Four insiders have said that the former executive chairman of Breitbart News is still in touch with those close to Donald Trump, and he's laid out his plan to aides in the West Wing as well as congressional allies. 

The first step in Bannon's strategy is for the President to fire Deputy Attorney General Rod J. Rosenstein. This isn't something new, though, as the idea has been floated elsewhere this week to dismiss Rosenstein who's behind the search warrant of Michael Cohen's office and other locations and who oversees Robert Mueller's Russia investigation.

He is also suggesting that the White House stop cooperating with Mueller.
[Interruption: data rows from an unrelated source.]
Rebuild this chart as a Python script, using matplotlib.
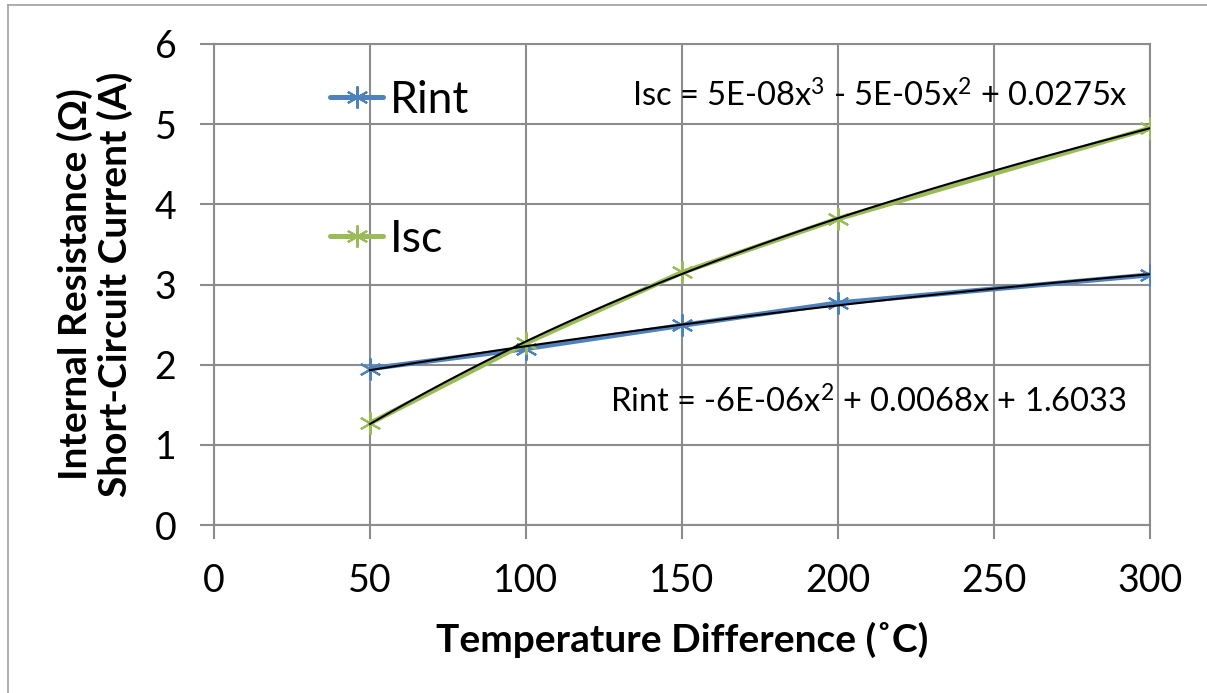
#!/usr/bin/env python3
import matplotlib
matplotlib.use("Agg")
import matplotlib.pyplot as plt
import numpy as np
from matplotlib.lines import Line2D

plt.rcParams["font.family"] = ["Lato", "DejaVu Sans"]
plt.rcParams["mathtext.fontset"] = "custom"
plt.rcParams["mathtext.rm"] = "Lato"
plt.rcParams["mathtext.it"] = "Lato"

# values
temp_diff = [50, 100, 150, 200, 300]
rint = [1.95, 2.20, 2.49, 2.77, 3.12]
isc = [1.27, 2.27, 3.15, 3.82, 4.95]

x_ticks = [0, 50, 100, 150, 200, 250, 300]
y_ticks = [0, 1, 2, 3, 4, 5, 6]

rint_eq = r"Rint = -6E-06x$^\mathrm{2}$ + 0.0068x + 1.6033"
isc_eq = r"Isc = 5E-08x$^\mathrm{3}$ - 5E-05x$^\mathrm{2}$ + 0.0275x"

BLUE = "#4F81BD"
GREEN = "#9BBB59"
GRID = "#8C8C8C"

W, H = 1207, 693
fig = plt.figure(figsize=(W / 100, H / 100), dpi=100)
ax = fig.add_axes([214 / W, 1 - 525 / H, (1150 - 214) / W, (525 - 44) / H])

star = (6, 2, 0)
ax.plot(temp_diff, rint, color=BLUE, lw=3.6, marker=star, ms=16, mew=1.5,
        mec=BLUE, label="Rint", solid_capstyle="round", zorder=3)
ax.plot(temp_diff, isc, color=GREEN, lw=3.6, marker=star, ms=16, mew=1.5,
        mec=GREEN, label="Isc", solid_capstyle="round", zorder=3)

# trend lines: quadratic for Rint, cubic through origin for Isc
xs = np.linspace(min(temp_diff), max(temp_diff), 200)
t = np.array(temp_diff, dtype=float)
p_rint = np.polyfit(t, rint, 2)
ax.plot(xs, np.polyval(p_rint, xs), color="black", lw=1.5, zorder=4)
A = np.column_stack([t ** 3, t ** 2, t])
c_isc, *_ = np.linalg.lstsq(A, np.array(isc), rcond=None)
ax.plot(xs, c_isc[0] * xs ** 3 + c_isc[1] * xs ** 2 + c_isc[2] * xs,
        color="black", lw=1.5, zorder=4)

ax.set_xlim(0, 300)
ax.set_ylim(0, 6)
ax.set_xticks(x_ticks)
ax.set_yticks(y_ticks)
ax.grid(True, color=GRID, lw=1.5)
ax.set_axisbelow(True)
for s in ax.spines.values():
    s.set_color(GRID)
    s.set_linewidth(1.5)
ax.tick_params(direction="out", length=10, width=1.5, color=GRID,
               labelsize=27, pad=17)

ax.set_xlabel("Temperature Difference (\u02daC)", fontsize=28, fontweight="bold")
ax.xaxis.set_label_coords(0.5, (525 - 640) / 481)
ax.xaxis.label.set_va("center")
ax.set_ylabel("Internal Resistance (\u03a9)\nShort-Circuit Current (A)",
              fontsize=28, fontweight="bold", linespacing=1.15)
ax.yaxis.set_label_coords((95 - 214) / 936, 0.5)
ax.yaxis.label.set_va("center")

ax.legend(loc="upper left", bbox_to_anchor=(330 / W, 1 - 80 / H),
          bbox_transform=fig.transFigure, frameon=False, fontsize=32,
          handlelength=1.2, handletextpad=0.15, labelspacing=2.2,
          borderpad=0, borderaxespad=0)

fig.text(632 / W, 1 - 107 / H, isc_eq, fontsize=23.5, ha="left", va="baseline")
fig.text(610 / W, 1 - 413 / H, rint_eq, fontsize=23.5, ha="left", va="baseline")

# outer frame of the cropped chart
fig.add_artist(Line2D([8 / W, 8 / W], [0, 1 - 5 / H], color="#A0A0A0", lw=1.2,
                      transform=fig.transFigure))
fig.add_artist(Line2D([8 / W, 1], [1 - 5 / H, 1 - 5 / H], color="#A0A0A0", lw=1.2,
                      transform=fig.transFigure))

fig.savefig("out.png", dpi=100)
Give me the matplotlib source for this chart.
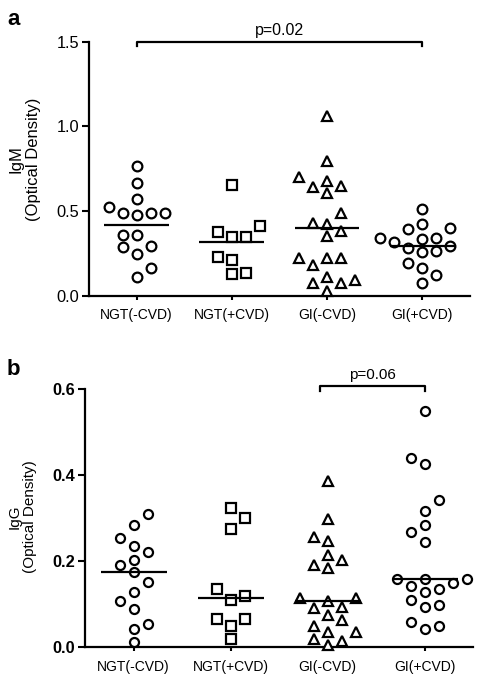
import numpy as np
import matplotlib.pyplot as plt

plt.rcParams['font.family'] = ['Liberation Sans', 'DejaVu Sans']

# ------------------------------------------------------------
# 数据
# ------------------------------------------------------------
groups = ["NGT(-CVD)", "NGT(+CVD)", "GI(-CVD)", "GI(+CVD)"]
markers = ['o', 's', '^', 'o']

igm_ngt_neg = [0.768, 0.665, 0.570, 0.523, 0.487, 0.487, 0.478, 0.487,
               0.359, 0.359, 0.286, 0.294, 0.247, 0.166, 0.112]
igm_ngt_pos = [0.656, 0.415, 0.376, 0.350, 0.350, 0.209, 0.228, 0.130, 0.138]
igm_gi_neg = [1.063, 0.797, 0.701, 0.679, 0.640, 0.646, 0.605, 0.487, 0.431,
              0.384, 0.427, 0.353, 0.222, 0.222, 0.222, 0.183, 0.114, 0.094,
              0.078, 0.075, 0.031]
igm_gi_pos = [0.513, 0.423, 0.393, 0.399, 0.320, 0.340, 0.340, 0.335, 0.281,
              0.261, 0.265, 0.296, 0.192, 0.166, 0.123, 0.079]

igg_ngt_neg = [0.309, 0.283, 0.253, 0.236, 0.222, 0.203, 0.191, 0.174, 0.151,
               0.128, 0.108, 0.088, 0.054, 0.043, 0.012]
igg_ngt_pos = [0.323, 0.301, 0.274, 0.135, 0.110, 0.118, 0.065, 0.065, 0.048,
               0.019]
igg_gi_neg = [0.387, 0.298, 0.247, 0.255, 0.203, 0.214, 0.183, 0.191, 0.114,
              0.106, 0.114, 0.094, 0.091, 0.074, 0.063, 0.036, 0.036, 0.048,
              0.019, 0.005, 0.013]
igg_gi_pos = [0.548, 0.440, 0.425, 0.341, 0.317, 0.284, 0.267, 0.245, 0.158,
              0.158, 0.158, 0.149, 0.143, 0.135, 0.127, 0.110, 0.098, 0.094,
              0.058, 0.048, 0.043]

igm_data = [igm_ngt_neg, igm_ngt_pos, igm_gi_neg, igm_gi_pos]
igg_data = [igg_ngt_neg, igg_ngt_pos, igg_gi_neg, igg_gi_pos]


def swarm_offsets(values, px_x, px_y, diam=12.0, step=14.0):
    """简单的贪心蜂群排布(左右交替), 返回 x 方向偏移 (数据单位)"""
    values = np.asarray(values, dtype=float)
    order = np.argsort(values)
    placed = []
    offs = np.zeros(len(values))
    side = 1
    for i in order:
        y = values[i] * px_y
        cands = [0.0]
        for k in range(1, 8):
            cands += [side * k * step, -side * k * step]
        for c in cands:
            if all((c - px) ** 2 + (y - py) ** 2 >= diam ** 2 for px, py in placed):
                break
        if c != 0:
            side = -np.sign(c)
        placed.append((c, y))
        offs[i] = c / px_x
    return offs


def draw_panel(ax, data, ymax, yticks, stat, bold_ticks, msize):
    ax.set_xlim(0.5, 4.5)
    ax.set_ylim(0, ymax)
    fig = ax.figure
    pos = ax.get_position()
    px_x = pos.width * fig.get_figwidth() * fig.dpi / 4.0
    px_y = pos.height * fig.get_figheight() * fig.dpi / ymax

    for i, (vals, m) in enumerate(zip(data, markers)):
        xs = i + 1 + swarm_offsets(vals, px_x, px_y)
        ax.plot(xs, vals, linestyle='none', marker=m, markersize=msize[m],
                markerfacecolor='white', markeredgecolor='black',
                markeredgewidth=1.6, clip_on=False, zorder=3)
        ax.hlines(stat(vals), i + 1 - 0.34, i + 1 + 0.34, color='black',
                  linewidth=1.6, zorder=4)

    ax.set_xticks([1, 2, 3, 4])
    ax.set_xticklabels(groups, fontsize=10)
    ax.set_yticks(yticks)
    ax.set_yticklabels([f"{t:.1f}" for t in yticks], fontsize=11.8,
                       fontweight='bold' if bold_ticks else 'normal')
    for s in ['top', 'right']:
        ax.spines[s].set_visible(False)
    for s in ['left', 'bottom']:
        ax.spines[s].set_linewidth(1.6)
    ax.tick_params(axis='y', length=5, width=1.5, pad=2)
    ax.tick_params(axis='x', length=3, width=1.5, pad=6)


fig = plt.figure(figsize=(4.78, 6.74), dpi=100)
ax1 = fig.add_axes([0.186, 0.561, 0.797, 0.377])
ax2 = fig.add_axes([0.178, 0.040, 0.812, 0.383])

draw_panel(ax1, igm_data, 1.5, [0.0, 0.5, 1.0, 1.5], np.mean, False,
           {'o': 7.0, 's': 6.5, '^': 7.5})
draw_panel(ax2, igg_data, 0.6, [0.0, 0.2, 0.4, 0.6], np.median, True,
           {'o': 6.5, 's': 6.5, '^': 7.5})

# 显著性标注
h1 = 0.027
ax1.plot([1, 1, 4, 4], [1.5 - h1, 1.5, 1.5, 1.5 - h1], color='black',
         linewidth=1.6, clip_on=False)
ax1.annotate("p=0.02", (2.5, 1.5), xytext=(0, 3), textcoords='offset points',
             ha='center', va='bottom', fontsize=11.5, annotation_clip=False)

y2 = 0.606
h2 = 0.01
ax2.plot([2.92, 2.92, 4, 4], [y2 - h2, y2, y2, y2 - h2], color='black',
         linewidth=1.6, clip_on=False)
ax2.annotate("p=0.06", (3.46, y2), xytext=(0, 3), textcoords='offset points',
             ha='center', va='bottom', fontsize=11, annotation_clip=False)

# 纵轴标题
fig.text(0.052, 0.764, "IgM\n(Optical Density)", rotation=90, ha='center',
         va='center', multialignment='center', fontsize=12, linespacing=1.15)
fig.text(0.046, 0.233, "IgG\n(Optical Density)", rotation=90, ha='center',
         va='center', multialignment='center', fontsize=11, linespacing=1.15)

# 面板标记
fig.text(0.015, 0.963, "a", fontsize=16, fontweight='bold')
fig.text(0.013, 0.444, "b", fontsize=16, fontweight='bold')

fig.savefig("out.png", dpi=100)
While Trump has waffled over speaking with the special counsel, several members of his staff, including Cohen, have sat for interviews, and it's only led to indictments.

The next step in Bannon's plan, as told to those both inside and outside the current administration, is that Trump should launch a new strategy to protect himself. He should claim executive privilege, with the prevailing argument being that the interviews so far given to Mueller's team would be null and void.

It should be noted that Bannon is not an attorney, so it's unknown if there is a legal standing for this strategy. Bannon is an investment banker, film producer, and founding member of Breitbart. He didn't become involved in politics until 2016 when he replaced Paul Manafort in Trump's campaign. Additionally, he himself has been interviewed by Mueller's team.

"The President wasn't fully briefed by his lawyers on the implications" of not invoking executive privilege," he told The Washington Post on Wednesday. "It was a strategic mistake to turn over everything without due process, and executive privilege should be exerted immediately and retroactively."

Bannon was forced out of the White House after Trump said he'd "lost this mind," so it's possible that no one will listen to his advice that isn't necessarily that novel. Aides are leery of allowing him back inside.

"If you say his name in front of the President, it's not a pretty sight," explained a senior administration official, according to The Washington Post. "The President really goes off about him."

But he's just one of many who are suggesting the same thing, that Trump do something to stop the investigation from rolling along and causing more and more damage.

Some in Congress are trying to take legislative action against Rosenstein and other Justice officials. Because of the disclosure of documents from the investigation, they believe it could lead Trump to shift the investigation to lawmakers instead of on himself and the administration.

Bannon and others believe Trump just needs to be pushed a little into firing Rosenstein. Trump has reportedly told some in his inner circle he's willing to lodge internal war to protect his presidency.

But Bannon is somewhat of a persona non grata in the White House. Trump's legal team accused him of breaking a confidentiality agreement because of some of his comments that appeared in Michael Wolff's book, "Fire and Fury: Inside the Trump White House."

He hasn't directly approached Trump with this plan, in part probably because of his unfavorable status with him, but also because it could raise more questions for him to insert himself back into Trump's circle again since he's a central figure in the campaign and has already been interviewed.

And still, it's not a foolproof plan according to some. It may just create other difficulties for Trump's administration. Donald McGahn, White House counsel, is said to be worried about the possibility of firing Rosenstein or Mueller. He's threatened to leave if the past if Mueller was fired and would probably do the same if Rosenstein was fired. So there's a concern about even more resignations.

Again, Bannon isn't an attorney, and even legal experts are unsure if Trump at this point could claim executive privilege retroactively, as the interviews were given voluntarily. Bannon thinks Trump could clear that hurdle by claiming he had poor counsel from Ty Cobb and other attorneys regarding the investigation.